8. Newburyport/Plum Island

The east side of Newburyport, where the Merrimack River meets the Atlantic Ocean, comprises part of Plum Island, which is accessible via a single drawbridge, by plane, and by boat. The island features a long sandy beach that is perfect for swimming, kayaking, paddle boarding, and fishing. At the south end of the island is Parker River National Wildlife Refuge, a large area of sand dunes, salt marshes, and other habitats that provide excellent hiking, cycling, and photography.

9. Seabrook Beach, New Hampshire

The village of Seabrook Beach in New Hampshire adjoins Salisbury Beach on the north. This small, quiet community has a long stretch of sandy beach that is ideal for swimming and sunbathing. West of the village is the Blackwater River, where you can go kayaking, canoeing, paddle boarding, and fishing.

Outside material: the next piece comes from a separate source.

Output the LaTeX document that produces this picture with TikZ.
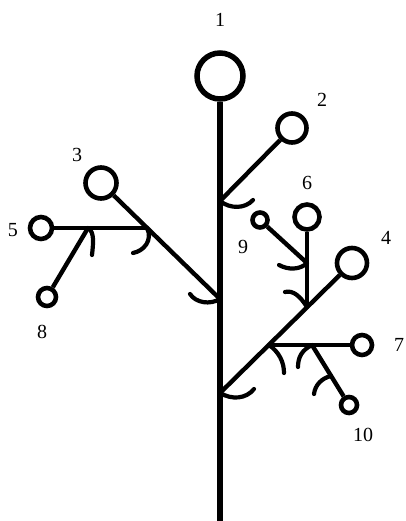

10. Hampton Beach, New Hampshire

On the far side of the Blackwater River from Seabrook Beach lies the resort town of Hampton Beach, which features a boardwalk full of shops, cafes, seafood restaurants, and arcades. Hampton Beach State Park has miles of sand beach for swimming and water sports as well as pavilions for special events. Annual events of special interest include the Hampton Beach Seafood Festival and the Hampton Beach Sand Sculpture Competition.

11. North Hampton

The town of North Hampton lies north of Hampton Beach along with an incomparably beautiful stretch of the Atlantic Ocean. North Hampton State Beach offers a quiet, long stretch of sand where you can swim and play. Little Boar’s Head Historic District, on a promontory overlooking the ocean, features late 18th-century resort homes. Fuller Gardens is a beautiful oasis of flowers and foliage that includes a rose garden, a Japanese garden, and other lovely sprays of colorful plants.